## STATED PROBLEM
Quote every line of the material beneath this one.
────────────────────
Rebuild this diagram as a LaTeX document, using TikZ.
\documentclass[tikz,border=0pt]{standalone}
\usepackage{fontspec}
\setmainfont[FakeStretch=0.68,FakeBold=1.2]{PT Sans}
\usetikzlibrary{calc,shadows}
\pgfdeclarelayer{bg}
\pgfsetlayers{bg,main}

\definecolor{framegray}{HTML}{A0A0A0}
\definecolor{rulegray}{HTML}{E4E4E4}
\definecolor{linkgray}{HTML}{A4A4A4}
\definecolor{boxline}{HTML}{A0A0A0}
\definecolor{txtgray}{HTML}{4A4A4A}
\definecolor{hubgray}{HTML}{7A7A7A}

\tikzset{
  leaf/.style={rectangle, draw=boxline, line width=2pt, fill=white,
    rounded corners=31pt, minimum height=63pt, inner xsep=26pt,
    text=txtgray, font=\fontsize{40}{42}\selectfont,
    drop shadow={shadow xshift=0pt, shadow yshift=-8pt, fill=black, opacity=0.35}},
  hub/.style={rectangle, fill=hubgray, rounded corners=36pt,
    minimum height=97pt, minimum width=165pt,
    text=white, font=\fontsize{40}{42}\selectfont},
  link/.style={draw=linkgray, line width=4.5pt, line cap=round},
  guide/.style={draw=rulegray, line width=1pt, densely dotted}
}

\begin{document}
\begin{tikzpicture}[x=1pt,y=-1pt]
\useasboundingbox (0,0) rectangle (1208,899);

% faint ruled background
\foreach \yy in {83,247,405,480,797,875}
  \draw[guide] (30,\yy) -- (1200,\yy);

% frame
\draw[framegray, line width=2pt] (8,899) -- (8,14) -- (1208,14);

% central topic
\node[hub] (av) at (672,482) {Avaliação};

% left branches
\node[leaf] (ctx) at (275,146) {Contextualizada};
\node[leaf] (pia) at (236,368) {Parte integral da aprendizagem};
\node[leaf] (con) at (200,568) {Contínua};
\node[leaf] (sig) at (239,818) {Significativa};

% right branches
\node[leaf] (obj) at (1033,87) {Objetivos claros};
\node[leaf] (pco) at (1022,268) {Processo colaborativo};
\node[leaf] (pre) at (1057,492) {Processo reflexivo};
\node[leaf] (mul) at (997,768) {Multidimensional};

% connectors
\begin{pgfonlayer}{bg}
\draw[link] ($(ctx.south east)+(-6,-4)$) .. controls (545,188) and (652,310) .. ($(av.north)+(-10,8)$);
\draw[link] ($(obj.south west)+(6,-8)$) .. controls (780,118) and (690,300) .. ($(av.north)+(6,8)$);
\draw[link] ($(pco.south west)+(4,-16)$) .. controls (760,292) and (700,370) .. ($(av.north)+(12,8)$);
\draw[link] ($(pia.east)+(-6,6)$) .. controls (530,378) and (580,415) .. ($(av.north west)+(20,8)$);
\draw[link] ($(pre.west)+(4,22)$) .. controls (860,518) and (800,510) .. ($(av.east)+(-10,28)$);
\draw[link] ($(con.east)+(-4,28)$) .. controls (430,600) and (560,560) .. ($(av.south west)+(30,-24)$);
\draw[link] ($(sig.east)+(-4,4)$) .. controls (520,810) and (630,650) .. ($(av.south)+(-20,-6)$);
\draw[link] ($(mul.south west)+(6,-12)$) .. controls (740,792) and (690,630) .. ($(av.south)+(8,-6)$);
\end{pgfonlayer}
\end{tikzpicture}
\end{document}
────────────────────
## FULL ANSWER
Rebuild this diagram as a LaTeX document, using TikZ.
\documentclass[tikz,border=0pt]{standalone}
\usepackage{fontspec}
\setmainfont[FakeStretch=0.68,FakeBold=1.2]{PT Sans}
\usetikzlibrary{calc,shadows}
\pgfdeclarelayer{bg}
\pgfsetlayers{bg,main}

\definecolor{framegray}{HTML}{A0A0A0}
\definecolor{rulegray}{HTML}{E4E4E4}
\definecolor{linkgray}{HTML}{A4A4A4}
\definecolor{boxline}{HTML}{A0A0A0}
\definecolor{txtgray}{HTML}{4A4A4A}
\definecolor{hubgray}{HTML}{7A7A7A}

\tikzset{
  leaf/.style={rectangle, draw=boxline, line width=2pt, fill=white,
    rounded corners=31pt, minimum height=63pt, inner xsep=26pt,
    text=txtgray, font=\fontsize{40}{42}\selectfont,
    drop shadow={shadow xshift=0pt, shadow yshift=-8pt, fill=black, opacity=0.35}},
  hub/.style={rectangle, fill=hubgray, rounded corners=36pt,
    minimum height=97pt, minimum width=165pt,
    text=white, font=\fontsize{40}{42}\selectfont},
  link/.style={draw=linkgray, line width=4.5pt, line cap=round},
  guide/.style={draw=rulegray, line width=1pt, densely dotted}
}

\begin{document}
\begin{tikzpicture}[x=1pt,y=-1pt]
\useasboundingbox (0,0) rectangle (1208,899);

% faint ruled background
\foreach \yy in {83,247,405,480,797,875}
  \draw[guide] (30,\yy) -- (1200,\yy);

% frame
\draw[framegray, line width=2pt] (8,899) -- (8,14) -- (1208,14);

% central topic
\node[hub] (av) at (672,482) {Avaliação};

% left branches
\node[leaf] (ctx) at (275,146) {Contextualizada};
\node[leaf] (pia) at (236,368) {Parte integral da aprendizagem};
\node[leaf] (con) at (200,568) {Contínua};
\node[leaf] (sig) at (239,818) {Significativa};

% right branches
\node[leaf] (obj) at (1033,87) {Objetivos claros};
\node[leaf] (pco) at (1022,268) {Processo colaborativo};
\node[leaf] (pre) at (1057,492) {Processo reflexivo};
\node[leaf] (mul) at (997,768) {Multidimensional};

% connectors
\begin{pgfonlayer}{bg}
\draw[link] ($(ctx.south east)+(-6,-4)$) .. controls (545,188) and (652,310) .. ($(av.north)+(-10,8)$);
\draw[link] ($(obj.south west)+(6,-8)$) .. controls (780,118) and (690,300) .. ($(av.north)+(6,8)$);
\draw[link] ($(pco.south west)+(4,-16)$) .. controls (760,292) and (700,370) .. ($(av.north)+(12,8)$);
\draw[link] ($(pia.east)+(-6,6)$) .. controls (530,378) and (580,415) .. ($(av.north west)+(20,8)$);
\draw[link] ($(pre.west)+(4,22)$) .. controls (860,518) and (800,510) .. ($(av.east)+(-10,28)$);
\draw[link] ($(con.east)+(-4,28)$) .. controls (430,600) and (560,560) .. ($(av.south west)+(30,-24)$);
\draw[link] ($(sig.east)+(-4,4)$) .. controls (520,810) and (630,650) .. ($(av.south)+(-20,-6)$);
\draw[link] ($(mul.south west)+(6,-12)$) .. controls (740,792) and (690,630) .. ($(av.south)+(8,-6)$);
\end{pgfonlayer}
\end{tikzpicture}
\end{document}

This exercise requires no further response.